Menguji Hasil Investigasi Insiden Kebakaran Kilang Balongan Secara Logis

Uncategorized

Oleh: Defiyan Cori (Ekonom Konstitusi)

Tidak mudah menyimpulkan sebuah kejadian kebakaran yang menimpa sebuah obyek, bisa dipastikan sangat rumit dan cukup pelik. Bukan saja permasalahan terkait pencarian sumber api yang menyebabkan kebakaran obyek tersebut, namun juga seberapa masuk akal hubungan kecepatan meluasnya kebakaran dengan sumber penyebabnya. Ini adalah bagian awal saja dari sebuah kejadian kebakaran yang menjadi subyek sebuah tim investigator maupun aparat berwenang dalam melakukan penyelidikannnya secara menyeluruh.

Namun, sebagai sebuah kesatuan unit yang saling terhubung berdasar ilmu manajemen dan organisasi perusahaan, maka aspek perencanaan dan pengendalian sangatlah terkait dalam sebuah organ perusahaan. Apalagi suatu obyek adalah vital dan sangat rentan terhadap aspek keselamatan, keamanan dan kenyamanan dalam lingkungan pekerjaan, semestinya berbagai peralatan antisipasi atau perlindungan keamanan dan keselamatan bagi subyek dan obyek vital telah dilakukan sejak dini, bahkan saat terjadi kebakaran. Kalau semua peralatan dalam rangka mengantisipasi resiko yang mungkin terjadi telah dibangun dan diterapkan sesuai Standar Operasi dan Prosedur (SOP), maka simpulan apapun dari tim investigator atas sebuah insiden menjadi masuk akal (reasonable) publik menerima, memahami dan memakluminya simpulan hasil tim investigator yang telah melakukan penyelidikan. Permasalahannya, apakah memang demikian yang terjadi atas insiden kebakaran kilang Balongan milik PT. Pertamina!?

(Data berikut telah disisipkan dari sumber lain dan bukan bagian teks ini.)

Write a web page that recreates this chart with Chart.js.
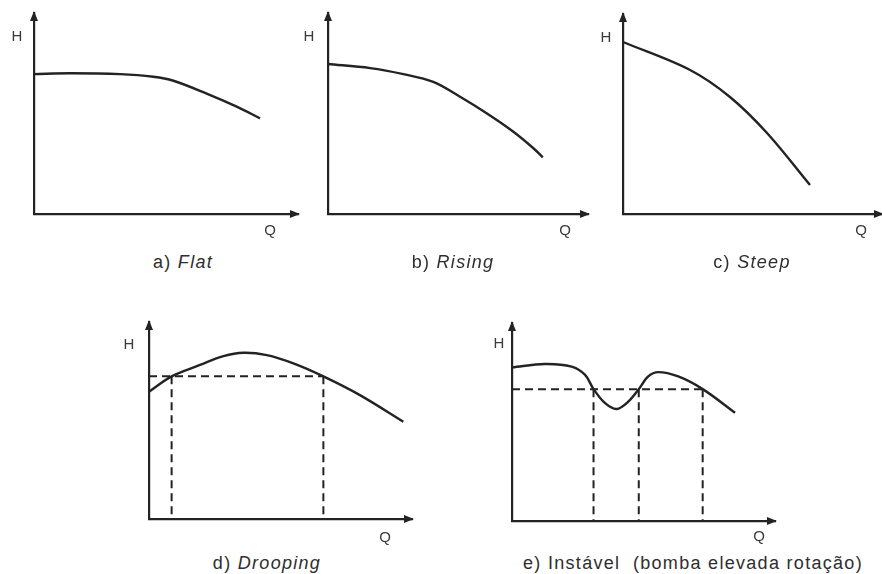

*Penangkal Petir Dan Asuransi*
Terkait insiden kebakaran kilang milik BUMN Pertamina di RU VI Balongan, Kabupaten Indramayu, Provinsi Jawa Barat pada dini hari Senin, tanggal 29 Maret 2021 yang lalu hasil temuan investigasi telah disampaikan secara luas. Direktur Utama PT Kilang Pertamina Internasional (KPI), Subholding Refining & Petrochemical Pertamina Djoko Priyono menyatakan telah melakukan investigasi oleh 4 (empat) instansi independen eksternal, yakni dari B2TKS, Pusat Penelitian Petir LAPI ITB, Ditjen Migas ESDM, dan Net Norske Veritas (DNV). Dan, mayoritas hasil temuan tim investigator menyebutkan, bahwa kebakaran terjadi akibat kebocoran dinding di tangki G dengan penyebab yang berbeda-beda, namun simpulannya hampir sama, yaitu terkena sambaran petir.

Tentu saja, logika terkena sambaran petir harus diuji dulu terkait antisipasi apa yang telah dilakukan oleh BUMN Pertamina, dalam hal ini PT. KPI sebagai sub holding. Benarkah peralatan penangkal petir selama ini telah terpasang dan melalui pemeliharaan standar yang memadai? Apabila mengacu pada informasi pemasangan sejumlah 124 penangkal petir di kilang Balongan yang telah mengalami kebakaran baru dilakukan, maka premis umum logis yang dapat digunakan hanya ada 2 (dua) yaitu kebakaran terjadi karena memang sebelumnya tidak terpasang alat penangkal petir atau peralatan ada namun tidak berfungsi atau telah rusak.

Maka, dengan logika dan kejadian antisipasi yang terlambat itu biasanya pihak Pertamina akan kesulitan melakukan klaim terhadap pihak asuransi. Klaim asuransi ini merupakan langkah akhir manajemen dan organisasi sebuah perusahaan untuk menyelamatkan harta kekayaan dalam bentuk kompensasi apabila menghadapi kejadian diluar kemampuan manusia (force majeur). Itupun kalau memang ikut dalam kepesertaan dan melakukan pembayaran premi asuransi secara berkala, kecuali sebaliknya. Jika hal inipun tidak berjalan baik, maka kerugian BUMN Pertamina sebagai akibat kebakaran kilang Balongan yang dinyatakan oleh tim investigator disebabkan oleh sambaran petir menjadi berlipat ganda.

Pemasangan penangkal petir setelah kejadian kebakaran dengan disertai oleh hasil tim investigator dari lembaga yang sangat banyak (termasuk pembiayaan yang besar), apakah mungkin dan masuk akal pihak asuransi akan memenuhi klaim penyebab kebakaran disebabkan oleh PETIR?